The album’s fifth song “Snail” might be its catchiest. It features a bouncy melody coupled with the creative lyricism of Benee comparing herself to a snail. The chorus starts “I’m like a snail, you’re a guy / Kinda mad I can’t fly,” providing a fun, imaginative break from the solemn imagery of the album’s other songs. “Snail” is one of Benee’s most lyrically creative songs to date, and it pays off in a simple fun track that seems made to be heard on repeat. 

Another highlight of the album is “Plain (feat. Lily Allen & Flo Milli).” The combination of the British singer and Alabama rapper may seem strange, but the trio’s musical abilities pay off, creating a relatable hit about someone you have feelings for when entering a new relationship. The chorus starts with Benee singing “What a shame, your girl’s so plain / She’s got nothing on me / Hope she stays the hell away / I don’t wanna see her,” leading into a concise verse of some of Flo Milli’s best rapping.

Lily Allen repeats “You went out with that? / Oh, that makes me real sad” at the end of the genre-fusing track. “Plain (feat. Lily Allen & Flo Milli)” is one of the album’s best songs and has a sense of completeness some other tracks lack. 

The second half of the album is less consistent in quality but is not without a few catchy songs. On “Kool,” Benee’s lyrics disclose her insecurities as an up-and-coming artist, a confession hidden behind catchy new-wave guitars and an active bassline. “Winter (feat. Mallrat),” “A Little While,” and “C U” are reminiscent of Billie Eilish’s demure sound on her don’t smile at me EP. This style is unlike Benee’s earlier projects and works well with her voice. 

Hey u x is unafraid to take risks. Some songs lack a feeling of completeness as it falls into repetitive lyrics, but that does not matter. Benee strikes a balance between experimenting in various genres while staying true to her style, something that is not easy to do well. She does not attempt to create another song with the popular allure of “Supalonely,” though it is not inconceivable that songs like “Plain (feat. Lily Allen & Flo Milli)” and “Snail” could see similar success on mainstream charts.

The album brings on a unique collection of collaborators ranging from Kenny Beats to Mallrat but does not come across as attempting to hide behind its featured artists. Benee’s most significant accomplishment might be creating a 13-song album where no two tracks sound the same—a feat that is difficult for any artist. 

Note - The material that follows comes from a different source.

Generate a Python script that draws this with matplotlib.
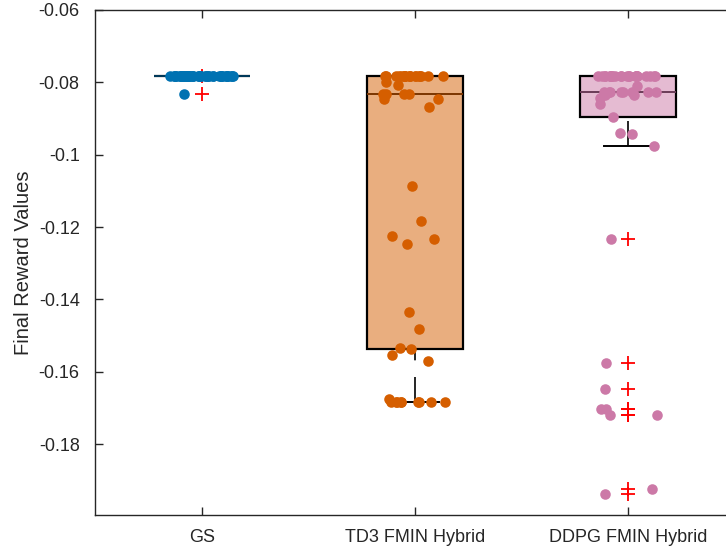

If Benee’s goal was to create an experimental album unique to her style and sound, but still palatable enough for fans whose only exposure to her music came through “Supalonely,” she succeeded. If her goal was to cover a broad range of genres and themes through a diverse 44 minutes of music, she succeeded there too. Hey u x is the perfect showcase of the young musician’s talent and an indicator of her future success in the indie-pop world.